C’è un partito che fluttua, cambia casacca e bandiera ma è pervicace nelle sue convinzioni e nell’ideologia che lo muove. Passa dalla Lega al Movimento 5 stelle, si colloca saldamente nell’area dell’astensionismo, strizza l’occhio ai forconi, a dimostrazione che a forza di dare spallate alla democrazia, si sono rotti gli argini della “politica” ma soprattutto della civiltà e fuoriescono, legittimati e irruenti, tutti i veleni anche i più vergognosi.
Può succedere che in una pacifica sera di Natale, davanti a una bella tavola imbandita, in una casa calda e bene illuminata, nella città che è stata il più riuscito laboratorio dell’accoglienza e della mescolanza di lingue, arti, usi, cucine, religioni, commerci, gente ben pasciuta, mentre gusta un curry indiano, sgranocchia frutta secca comprata nel pingue banco del mercato tenuto da cingalesi, o assapora mango thai, discetti della minaccia delle nuove invasioni barbariche, compianga giovani espropriati della possibilità di un lavoro da stranieri ingordi e senza scrupoli, con una vocazione a delinquere, vittimisti e famelici.

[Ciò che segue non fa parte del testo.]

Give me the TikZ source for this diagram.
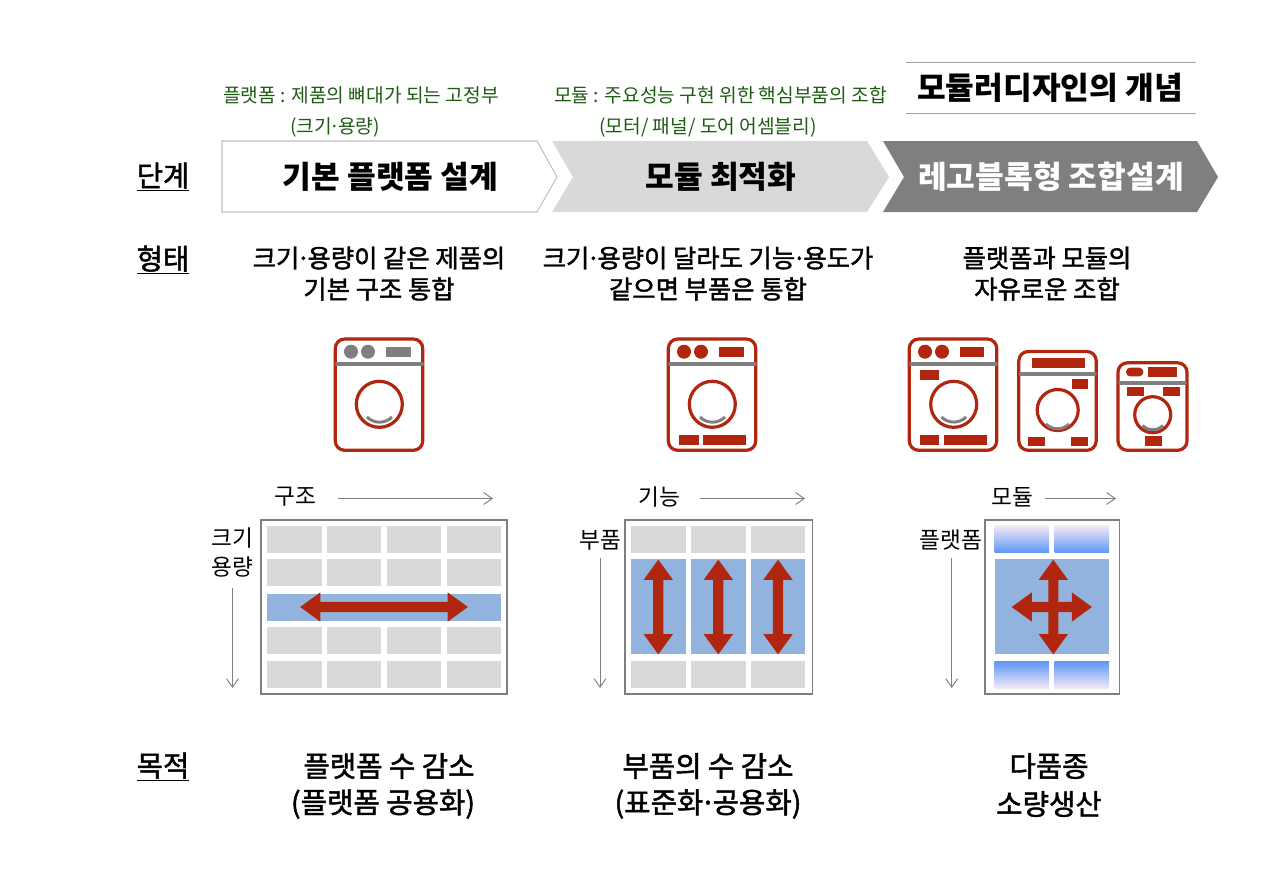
\documentclass[tikz,border=0pt]{standalone}
\usepackage{fontspec}
\setmainfont{Noto Sans CJK KR}
\newfontfamily\medfont[FakeBold=1.6]{Noto Sans CJK KR}
\newcommand{\mdot}{\kern-0.12em·\kern-0.12em}
\usetikzlibrary{arrows.meta,shapes.arrows}
\definecolor{wred}{HTML}{B0260F}
\definecolor{wblue}{HTML}{93B3DF}
\definecolor{wgray}{HTML}{7F7F7F}
\definecolor{cellgray}{HTML}{D9D9D9}
\definecolor{notegreen}{HTML}{1E5C14}
\definecolor{fadetop}{HTML}{F5E8F5}
\definecolor{fademid}{HTML}{A6C6F2}
\definecolor{fadebot}{HTML}{5B97F5}
\tikzstyle{note}=[inner sep=0pt,text=notegreen,font=\fontsize{14.4}{17}\selectfont]
\tikzstyle{stage}=[inner sep=0pt,font=\fontsize{23.4}{28}\bfseries\selectfont]
\tikzstyle{rowhead}=[inner sep=0pt,font=\fontsize{21.5}{26}\medfont\selectfont]
\tikzstyle{shapetext}=[inner sep=0pt,font=\fontsize{19}{24}\medfont\selectfont]
\tikzstyle{goaltext}=[inner sep=0pt,font=\fontsize{21.5}{26}\medfont\selectfont]
\tikzstyle{axistext}=[inner sep=0pt,font=\fontsize{17}{21}\selectfont]
\tikzstyle{axis}=[draw=wgray,line width=0.7pt,-{Straight Barb[length=6.5pt,width=9pt]}]
\tikzstyle{frame}=[draw=wgray,line width=1.1pt,fill=white]
\tikzstyle{cell}=[fill=cellgray]
\tikzstyle{band}=[fill=wblue]
\tikzstyle{fade}=[top color=fadetop,middle color=fademid,bottom color=fadebot]
\tikzstyle{redarrow}=[double arrow,fill=wred,inner xsep=0pt,inner ysep=3.6pt,minimum width=21.6pt,
double arrow head extend=7.2pt,double arrow tip angle=72]
\tikzstyle{body}=[draw=wred,line width=2.4pt,rounded corners=7pt,fill=white]
\tikzstyle{ring}=[draw=wred,line width=2.4pt]
\tikzstyle{bar}=[draw=wgray,line width=2.8pt,line cap=round]
\tikzstyle{tray}=[draw=wgray,line width=2.2pt]
\begin{document}
\begin{tikzpicture}[x=0.75pt,y=-0.75pt]
            \useasboundingbox (0,0) rectangle (1280,882);

            % TITLE PART

            \coordinate (tl1) at (906,62);
            \coordinate (tr1) at (1196,62);
            \coordinate (tl2) at (906,113);
            \coordinate (tr2) at (1196,113);
            \draw[draw=wgray!70,line width=0.7pt] (tl1) -- (tr1);
            \draw[draw=wgray!70,line width=0.7pt] (tl2) -- (tr2);
            \node[stage] (title) at (1050,88) {모듈러디자인의 개념};

            \node[note] (n1) at (361,95) {플랫폼 : 제품의 뼈대가 되는 고정부};
            \node[note] (n2) at (335,127) {(크기\mdot 용량)};
            \node[note] (n3) at (720.5,95) {모듈 : 주요성능 구현 위한 핵심부품의 조합};
            \node[note] (n4) at (708,127) {(모터/ 패널/ 도어 어셈블리)};

            % STAGE PART

            \draw[draw=black!25,line width=0.8pt,fill=white] (222,141) -- (537,141) -- (557,177) -- (537,212) -- (222,212) -- cycle;
            \fill[cellgray] (552,141) -- (867,141) -- (889,177) -- (867,212) -- (552,212) -- (573,177) -- cycle;
            \fill[wgray] (883,141) -- (1197,141) -- (1218,177) -- (1197,212) -- (883,212) -- (904,177) -- cycle;

            \node[stage] (s1) at (390.5,177) {기본 플랫폼 설계};
            \node[stage] (s2) at (721,177) {모듈 최적화};
            \node[stage,text=white] (s3) at (1051,177) {레고블록형 조합설계};

            \node[rowhead] (h1) at (163,177) {\underline{단계}};
            \node[rowhead] (h2) at (163,260) {\underline{형태}};
            \node[rowhead] (h3) at (163,767) {\underline{목적}};

            % SHAPE TEXT PART

            \node[shapetext] (a1) at (379,258) {크기\mdot 용량이 같은 제품의};
            \node[shapetext] (a2) at (379,289) {기본 구조 통합};
            \node[shapetext] (b1) at (708,258) {크기\mdot 용량이 달라도 기능\mdot 용도가};
            \node[shapetext] (b2) at (708,289) {같으면 부품은 통합};
            \node[shapetext] (c1) at (1047,258) {플랫폼과 모듈의};
            \node[shapetext] (c2) at (1047,289) {자유로운 조합};

            % WASHER 1

            \draw[body] (335.3,339) rectangle (422.7,450.3);
            \fill[wgray] (351,351.7) circle[radius=7];
            \fill[wgray] (368,351.7) circle[radius=7];
            \fill[wgray] (386,347) rectangle (411,357);
            \draw[bar] (337,364) -- (422,364);
            \draw[ring] (379.3,404.3) circle[radius=23];
            \draw[tray] (367,417) to[bend right=45] (392,417);

            % WASHER 2

            \draw[body] (668.3,339) rectangle (755.7,450.3);
            \fill[wred] (684,351.7) circle[radius=7];
            \fill[wred] (701,351.7) circle[radius=7];
            \fill[wred] (719,347) rectangle (744,357);
            \draw[bar] (670,364) -- (755,364);
            \draw[ring] (712.3,404.3) circle[radius=23];
            \draw[tray] (700,417) to[bend right=45] (725,417);
            \fill[wred] (679,435) rectangle (698.5,445);
            \fill[wred] (703,435) rectangle (746,445);

            % WASHER 3

            \draw[body] (909.3,339) rectangle (996.7,450.3);
            \fill[wred] (925,351.7) circle[radius=7];
            \fill[wred] (942,351.7) circle[radius=7];
            \fill[wred] (959.7,347) rectangle (984.3,357);
            \draw[bar] (911,364) -- (996,364);
            \fill[wred] (919.7,370) rectangle (939.3,380);
            \draw[ring] (953.7,404.3) circle[radius=23];
            \draw[tray] (941.5,417) to[bend right=45] (966,417);
            \fill[wred] (919.7,435) rectangle (939.3,445);
            \fill[wred] (944.3,435) rectangle (987.3,445);

            % WASHER 4

            \draw[body] (1018.8,351.5) rectangle (1096.2,450.3);
            \fill[wred] (1032,358.3) rectangle (1085,367.7);
            \draw[bar] (1020.5,374) -- (1095,374);
            \fill[wred] (1071.7,379) rectangle (1087.7,388.7);
            \draw[ring] (1057.7,410) circle[radius=20.5];
            \draw[tray] (1046,424) to[bend right=45] (1069,424);
            \fill[wred] (1028,436.7) rectangle (1045,446);
            \fill[wred] (1070.7,436.7) rectangle (1087.7,446);

            % WASHER 5

            \draw[body] (1118,362.8) rectangle (1187,450.3);
            \fill[wred,rounded corners=3pt] (1126,367.7) rectangle (1143.3,376.3);
            \fill[wred] (1148,367.3) rectangle (1176.7,376.7);
            \draw[bar] (1120,382.7) -- (1185,382.7);
            \fill[wred] (1127.3,387) rectangle (1143.7,396.3);
            \fill[wred] (1163.3,387) rectangle (1180,396.3);
            \draw[ring] (1152.7,414.7) circle[radius=18];
            \draw[tray] (1142.5,425.5) to[bend right=45] (1163,425.5);
            \fill[wred] (1145.3,436) rectangle (1161.7,446);

            % GRID 1

            \draw[frame] (261,520) rectangle (507,694);
            \foreach \x in {267.3,327,386.8,446.6}
              \foreach \y in {525.7,559.3,627.3,661.3}
                \fill[cell] (\x,\y) rectangle ++(54.3,27);
            \fill[band] (267.3,593.7) rectangle (501,620.5);
            \node[redarrow,minimum height=125.8pt] (ra1) at (384,607) {};

            \node[axistext] (g1x) at (295,497) {구조};
            \node[axistext] (g1y1) at (232,538) {크기};
            \node[axistext] (g1y2) at (232,567) {용량};
            \coordinate (g1a) at (338,498.5);
            \coordinate (g1b) at (493,498.5);
            \coordinate (g1c) at (232.5,588);
            \coordinate (g1d) at (232.5,688);
            \draw[axis] (g1a) -- (g1b);
            \draw[axis] (g1c) -- (g1d);

            % GRID 2

            \draw[frame] (625,520) rectangle (812.3,694);
            \foreach \x in {631.3,691.3,751}
              \foreach \y in {525.7,661.3}
                \fill[cell] (\x,\y) rectangle ++(54.3,27);
            \foreach \x in {631.3,691.3,751}
              \fill[band] (\x,559.3) rectangle ++(54.3,95);
            \node[redarrow,rotate=90,minimum height=71pt] (ra2) at (658.3,607) {};
            \node[redarrow,rotate=90,minimum height=71pt] (ra3) at (718.3,607) {};
            \node[redarrow,rotate=90,minimum height=71pt] (ra4) at (778,607) {};

            \node[axistext] (g2x) at (659,497) {기능};
            \node[axistext] (g2y) at (600,540) {부품};
            \coordinate (g2a) at (700,498.5);
            \coordinate (g2b) at (805,498.5);
            \coordinate (g2c) at (600,558);
            \coordinate (g2d) at (600,688);
            \draw[axis] (g2a) -- (g2b);
            \draw[axis] (g2c) -- (g2d);

            % GRID 3

            \draw[frame] (985,520) rectangle (1119.3,694);
            \foreach \x in {994.7,1054.7}
              \shade[fade] (\x,525.7) rectangle ++(54.3,27);
            \foreach \x in {994.7,1054.7}
              \shade[fade,shading angle=180] (\x,661.3) rectangle ++(54.3,27);
            \fill[band] (994.7,559.3) rectangle (1109,654.3);
            \node[redarrow,rotate=90,minimum height=71pt] (ra5) at (1053.3,607) {};
            \node[redarrow,minimum height=60.2pt] (ra6) at (1051.8,607) {};

            \node[axistext] (g3x) at (1012,497) {모듈};
            \node[axistext] (g3y) at (951,540) {플랫폼};
            \coordinate (g3a) at (1045,498.5);
            \coordinate (g3b) at (1116,498.5);
            \coordinate (g3c) at (951.7,558);
            \coordinate (g3d) at (951.7,688);
            \draw[axis] (g3a) -- (g3b);
            \draw[axis] (g3c) -- (g3d);

            % GOAL PART

            \node[goaltext] (d1) at (389,766) {플랫폼 수 감소};
            \node[goaltext] (d2) at (383,804) {(플랫폼 공용화)};
            \node[goaltext] (e1) at (708,766) {부품의 수 감소};
            \node[goaltext] (e2) at (708,804) {(표준화\mdot 공용화)};
            \node[goaltext] (f1) at (1049,766) {다품종};
            \node[goaltext] (f2) at (1049,804) {소량생산};

        \end{tikzpicture}
\end{document}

Parlo di una città antica, in una delle regioni che vanta il primato del volontariato, delle attività no profit, e che, chiamata in causa, sciorina dati sulla riuscita del suo modello di integrazione, come se fosse un successo aver sostituito i precari d’un tempo, per lo più donne, con precari ancora più mobili, non garantiti e “disorganizzati”, un terzo mondo interno, disposta a salari inferiori, sicurezza ridotta, mansioni faticose, rappresentanze inesistenti.
Mentre è un successo straordinario quello conseguito da forze al governo di regioni e che dopo aver occupato i governi nazionali hanno occupato le coscienze, estraendo e autorizzando i sentimenti più arcaici e cupi, il malanimo più accidioso e infame, l’indole alla sopraffazione che si accompagna all’ignoranza.

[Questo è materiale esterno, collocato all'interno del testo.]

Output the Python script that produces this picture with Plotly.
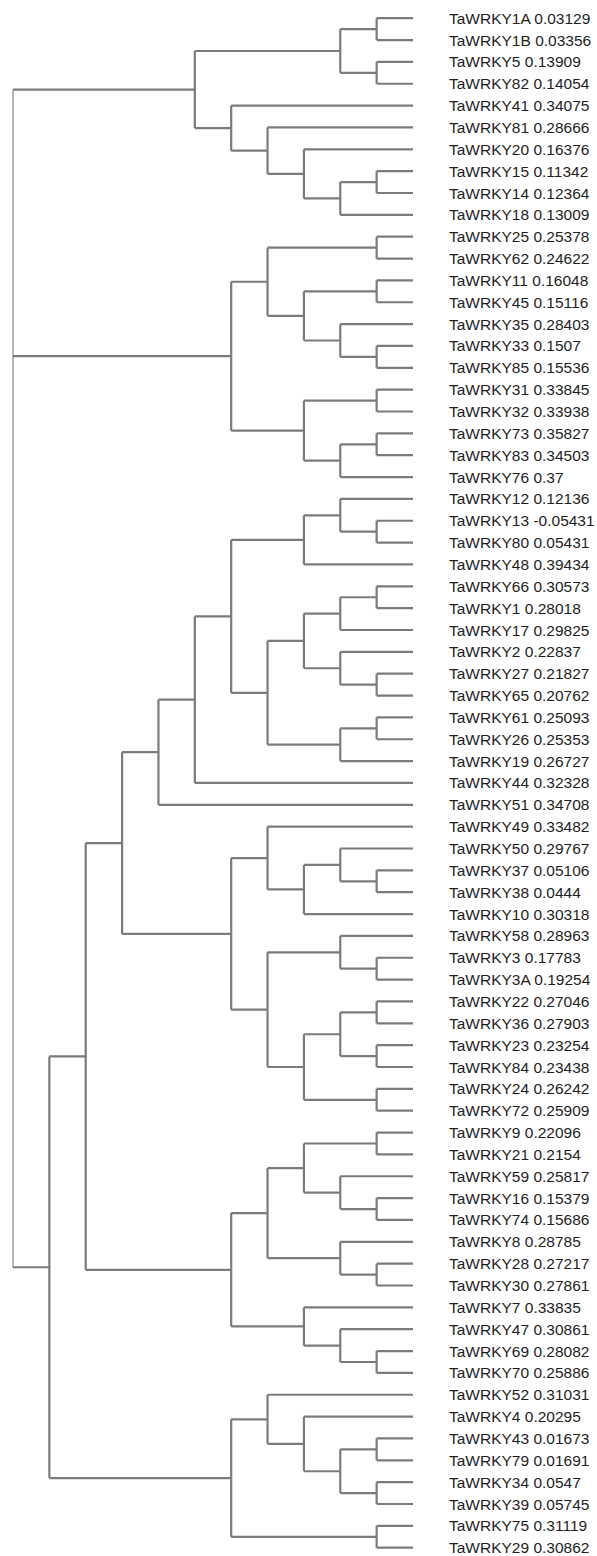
import plotly.graph_objects as go

# Leaf names (top to bottom) and their scores
names = [
    "TaWRKY1A", "TaWRKY1B", "TaWRKY5", "TaWRKY82", "TaWRKY41", "TaWRKY81", "TaWRKY20",
    "TaWRKY15", "TaWRKY14", "TaWRKY18", "TaWRKY25", "TaWRKY62", "TaWRKY11", "TaWRKY45",
    "TaWRKY35", "TaWRKY33", "TaWRKY85", "TaWRKY31", "TaWRKY32", "TaWRKY73", "TaWRKY83",
    "TaWRKY76", "TaWRKY12", "TaWRKY13", "TaWRKY80", "TaWRKY48", "TaWRKY66", "TaWRKY1",
    "TaWRKY17", "TaWRKY2", "TaWRKY27", "TaWRKY65", "TaWRKY61", "TaWRKY26", "TaWRKY19",
    "TaWRKY44", "TaWRKY51", "TaWRKY49", "TaWRKY50", "TaWRKY37", "TaWRKY38", "TaWRKY10",
    "TaWRKY58", "TaWRKY3", "TaWRKY3A", "TaWRKY22", "TaWRKY36", "TaWRKY23", "TaWRKY84",
    "TaWRKY24", "TaWRKY72", "TaWRKY9", "TaWRKY21", "TaWRKY59", "TaWRKY16", "TaWRKY74",
    "TaWRKY8", "TaWRKY28", "TaWRKY30", "TaWRKY7", "TaWRKY47", "TaWRKY69", "TaWRKY70",
    "TaWRKY52", "TaWRKY4", "TaWRKY43", "TaWRKY79", "TaWRKY34", "TaWRKY39", "TaWRKY75",
    "TaWRKY29",
]
scores = [
    0.03129, 0.03356, 0.13909, 0.14054, 0.34075, 0.28666, 0.16376,
    0.11342, 0.12364, 0.13009, 0.25378, 0.24622, 0.16048, 0.15116,
    0.28403, 0.1507, 0.15536, 0.33845, 0.33938, 0.35827, 0.34503,
    0.37, 0.12136, -0.05431, 0.05431, 0.39434, 0.30573, 0.28018,
    0.29825, 0.22837, 0.21827, 0.20762, 0.25093, 0.25353, 0.26727,
    0.32328, 0.34708, 0.33482, 0.29767, 0.05106, 0.0444, 0.30318,
    0.28963, 0.17783, 0.19254, 0.27046, 0.27903, 0.23254, 0.23438,
    0.26242, 0.25909, 0.22096, 0.2154, 0.25817, 0.15379, 0.15686,
    0.28785, 0.27217, 0.27861, 0.33835, 0.30861, 0.28082, 0.25886,
    0.31031, 0.20295, 0.01673, 0.01691, 0.0547, 0.05745, 0.31119,
    0.30862,
]

# Tree topology (nested tuples of leaf names)
clade_a = ((("TaWRKY1A", "TaWRKY1B"), ("TaWRKY5", "TaWRKY82")),
           ("TaWRKY41", ("TaWRKY81", ("TaWRKY20", (("TaWRKY15", "TaWRKY14"), "TaWRKY18")))))
clade_b = ((("TaWRKY25", "TaWRKY62"), (("TaWRKY11", "TaWRKY45"), ("TaWRKY35", ("TaWRKY33", "TaWRKY85")))),
           (("TaWRKY31", "TaWRKY32"), (("TaWRKY73", "TaWRKY83"), "TaWRKY76")))
clade_c1 = ((("TaWRKY12", ("TaWRKY13", "TaWRKY80")), "TaWRKY48"),
            (((("TaWRKY66", "TaWRKY1"), "TaWRKY17"), ("TaWRKY2", ("TaWRKY27", "TaWRKY65"))),
             (("TaWRKY61", "TaWRKY26"), "TaWRKY19")))
clade_c2 = (("TaWRKY49", (("TaWRKY50", ("TaWRKY37", "TaWRKY38")), "TaWRKY10")),
            (("TaWRKY58", ("TaWRKY3", "TaWRKY3A")),
             ((("TaWRKY22", "TaWRKY36"), ("TaWRKY23", "TaWRKY84")), ("TaWRKY24", "TaWRKY72"))))
clade_c3 = (((("TaWRKY9", "TaWRKY21"), ("TaWRKY59", ("TaWRKY16", "TaWRKY74"))),
             ("TaWRKY8", ("TaWRKY28", "TaWRKY30"))),
            ("TaWRKY7", ("TaWRKY47", ("TaWRKY69", "TaWRKY70"))))
clade_c4 = (("TaWRKY52", ("TaWRKY4", (("TaWRKY43", "TaWRKY79"), ("TaWRKY34", "TaWRKY39")))),
            ("TaWRKY75", "TaWRKY29"))
clade_c = ((((((clade_c1, "TaWRKY44"), "TaWRKY51"), clade_c2), clade_c3), clade_c4))
tree = (clade_a, clade_b, clade_c)

leaf_index = {n: i for i, n in enumerate(names)}


def height(node):
    if isinstance(node, str):
        return 0
    return 1 + max(height(c) for c in node)


H = height(tree)


def layout(node):
    """Return (x, y) of a node; x = depth from root, leaves aligned at H."""
    if isinstance(node, str):
        return H, leaf_index[node]
    pts = [layout(c) for c in node]
    return H - height(node), (pts[0][1] + pts[-1][1]) / 2


seg_x, seg_y = [], []
root_x, root_y = [], []


def collect(node, is_root=False):
    if isinstance(node, str):
        return
    x, _ = layout(node)
    kids = [layout(c) for c in node]
    # vertical bar
    vx, vy = (root_x, root_y) if is_root else (seg_x, seg_y)
    vx += [x, x, None]
    vy += [kids[0][1], kids[-1][1], None]
    # horizontal branches
    for cx, cy in kids:
        seg_x.extend([x, cx, None])
        seg_y.extend([cy, cy, None])
    for c in node:
        collect(c)


collect(tree, is_root=True)

fig = go.Figure()
fig.add_trace(go.Scatter(x=root_x, y=root_y, mode="lines",
                         line=dict(color="#a0a0a0", width=1.5),
                         hoverinfo="skip", showlegend=False))
fig.add_trace(go.Scatter(x=seg_x, y=seg_y, mode="lines",
                         line=dict(color="#7b7b7b", width=2.2),
                         hoverinfo="skip", showlegend=False))

for n, s in zip(names, scores):
    fig.add_annotation(x=H, y=leaf_index[n], text=f"{n} {s}",
                       showarrow=False, xanchor="left", yanchor="middle",
                       xshift=34, font=dict(family="Liberation Sans, Arial, sans-serif",
                                            size=15.5, color="#1e1e1e"))

# pixel mapping: root at x=13px, leaves at 413px; first leaf at 18px, spacing ~21.85px
px_per_x = 400 / H
px_per_y = 21.85
fig.update_xaxes(range=[-13 / px_per_x, (597 - 13) / px_per_x], visible=False, fixedrange=True)
fig.update_yaxes(range=[(1556 - 18.2) / px_per_y, -18.2 / px_per_y], visible=False, fixedrange=True)
fig.update_layout(width=597, height=1556, margin=dict(l=0, r=0, t=0, b=0),
                  plot_bgcolor="white", paper_bgcolor="white")

fig.write_html("out.html")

E’ un successo propagandistico sbandierare i numeri dell’ignominia carceraria, in un Paese dove l’emarginazione coatta dei senza speranza diventa una ineluttabile condanna a delinquere, dove il solo fatto di non essere invisibili, di essere senza diritti diventa reato. E lo è altrettanto pararsi dietro a una ragionevolezza, quella del respingimento per motivi umanitari, proprio come certe missioni di guerra, del rifiuto “per non dare false speranze”, della cacciata preventiva in attesa di fulgidi accordi commerciali e di cooperazione, oggi più che mai “pelosi” quando affidiamo la gestione dei Cie a professionisti dell’infamia. O scegliamo di comminare detenzioni illimitate perché non abbiamo i mezzi e la capacità di rimpatriare, quando – peggio – creiamo la più crudele e aberrante confusione di status, tra immigrati, profughi e rifugiati come se scappare dalla fame non fosse una condizione disperata e meritevole dio accoglienza e rispetto.
Ed è ancor più un successo la rimozione di quello che siamo stati e che probabilmente saremo, gente sradicata in cerca di fatica, l’oblio di quello che abbiamo subito e di quello che abbiamo commesso, nell’esaltante convinzione di una nostra diversità, di popolo laborioso, generoso e gentile. Che dopo il cenone va a messa, adotta a distanza, manda il sms per aiutare vittime purché se ne stiano a casa loro, o, se arrivano qui, siano schiavi muti e invisibili. Che tanto se non siamo capaci di difendere i nostri di diritti, è equo che li neghiamo anche a loro.